MICHAEL FARADAY--SIR WILLIAM SIEMENS--M. PASTEUR.

The loftiest class of scientists pursue science because they love truth. They derive no animation from the thought of any practical application which they can make from their scientific discoveries. They have no dreams of patents and subsequent royalties, although these sometimes come. They enter upon their work, smit with a passion for truth. If to any one of them it should happen to be pointed out--as Sir Humphrey Davy showed the ardent young Michael Faraday--at the beginning of his career, that science is a hard mistress who pays badly, they are so in love with science that, really and truly, they prefer from their very hearts to live with her on bread and water in a garret to living without her in palaces in which they might fare sumptuously every day.

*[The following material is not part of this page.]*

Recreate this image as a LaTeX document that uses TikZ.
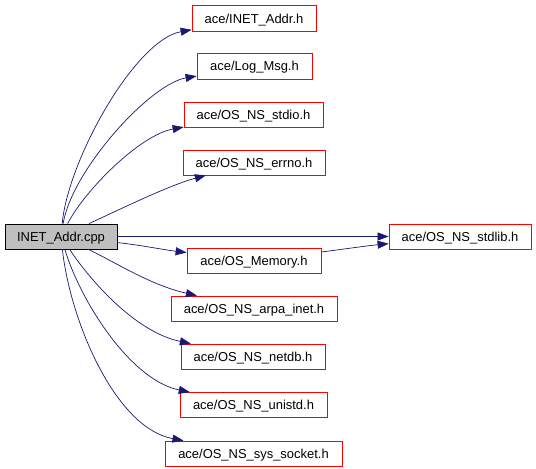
\documentclass[tikz,border=0pt]{standalone}
\usepackage{fontspec}
\setmainfont{Liberation Sans}
\usetikzlibrary{arrows.meta}
\definecolor{rootgray}{RGB}{191,191,191}
\definecolor{edgeblue}{RGB}{25,25,112}
\begin{document}
\begin{tikzpicture}[x=1bp,y=-1bp,
  box/.style={draw=red, line width=0.8bp, inner sep=0pt, minimum height=25bp,
    text height=9.3bp, text depth=0pt, font=\fontsize{13}{15}\selectfont, anchor=center},
  root/.style={box, draw=black, fill=rootgray},
  edge/.style={draw=edgeblue, line width=0.7bp, -{Triangle[length=11bp,width=8bp]}}]
\useasboundingbox (0,0) rectangle (536,469);
\node[root, minimum width=112bp] (main) at (61,236.5) {INET\_Addr.cpp};
\node[box, minimum width=124bp, minimum height=26bp] (inet) at (254,18.5) {ace/INET\_Addr.h};
\node[box, minimum width=115bp, minimum height=26bp] (logmsg) at (254.5,66.3) {ace/Log\_Msg.h};
\node[box, minimum width=139bp] (stdio) at (253.5,114.5) {ace/OS\_NS\_stdio.h};
\node[box, minimum width=142bp] (errno) at (254,162.5) {ace/OS\_NS\_errno.h};
\node[box, minimum width=142bp] (stdlib) at (460,236.5) {ace/OS\_NS\_stdlib.h};
\node[box, minimum width=134bp] (memory) at (254,260.5) {ace/OS\_Memory.h};
\node[box, minimum width=166bp] (arpa) at (254,308.5) {ace/OS\_NS\_arpa\_inet.h};
\node[box, minimum width=144bp] (netdb) at (253,356.5) {ace/OS\_NS\_netdb.h};
\node[box, minimum width=147bp] (unistd) at (253.5,405) {ace/OS\_NS\_unistd.h};
\node[box, minimum width=177bp] (socket) at (253.5,453.5) {ace/OS\_NS\_sys\_socket.h};
\draw[edge] (main) .. controls (68,160) and (135,40) .. (inet);
\draw[edge] (main) .. controls (72,170) and (150,84) .. (logmsg);
\draw[edge] (main) .. controls (85,190) and (140,135) .. (stdio);
\draw[edge] (main) .. controls (125,207) and (170,185) .. (errno);
\draw[edge] (main) -- (stdlib);
\draw[edge] (main) .. controls (140,245) and (165,250) .. (memory);
\draw[edge] (memory) .. controls (345,249) and (365,246) .. (stdlib);
\draw[edge] (main) .. controls (115,262) and (150,285) .. (arpa);
\draw[edge] (main) .. controls (90,280) and (135,332) .. (netdb);
\draw[edge] (main) .. controls (80,300) and (130,380) .. (unistd);
\draw[edge] (main) .. controls (70,320) and (115,428) .. (socket);
\end{tikzpicture}
\end{document}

There are others by whom science is regarded only in the measure of its fruitfulness in producing material wealth. Their great men are not the discoverers of principles, but the inventors, the men who can apply the discoveries of others to supplying such wants as men are willing to pay largely to have satisfied. As has been said--

"To some she is the goddess great;
To some the milch-cow of the field;
Their business is to calculate
The butter she will yield."

Our highest admiration must be for the discoverers; but we may do well to remind ourselves, from time to time, that to such men we are indebted not only for thrilling insight into the beautiful mysteries of nature, and for the withdrawal of the veil which shuts out from ordinary sight the august magnificences of nature, but also for the discovery of those principles which can be turned to the best practical account, ministering to us in our kitchens and bed-chambers and drawing-rooms and factories and shops and fields, filling our nights with brilliancy and our days with potencies, giving to each man the capability of accomplishing in one year what his ancestors, who lived in unscientific ages, could not have achieved in twenty; not only exhibiting the forces of nature as steeds, but also showing how they may be harnessed to the chariots of civilization.

To keep us in healthful gratitude to the men who, having turned away from the marts of the money-makers, have unselfishly set themselves to discover what will enrich the money-makers, and, content to live in simple sorts of ways, have sent down beauty and comfort into the homes of rich and poor, it is well to make an occasional résumé of the results of the work of useful scientists, and ponder the lessons of their single-mindedness.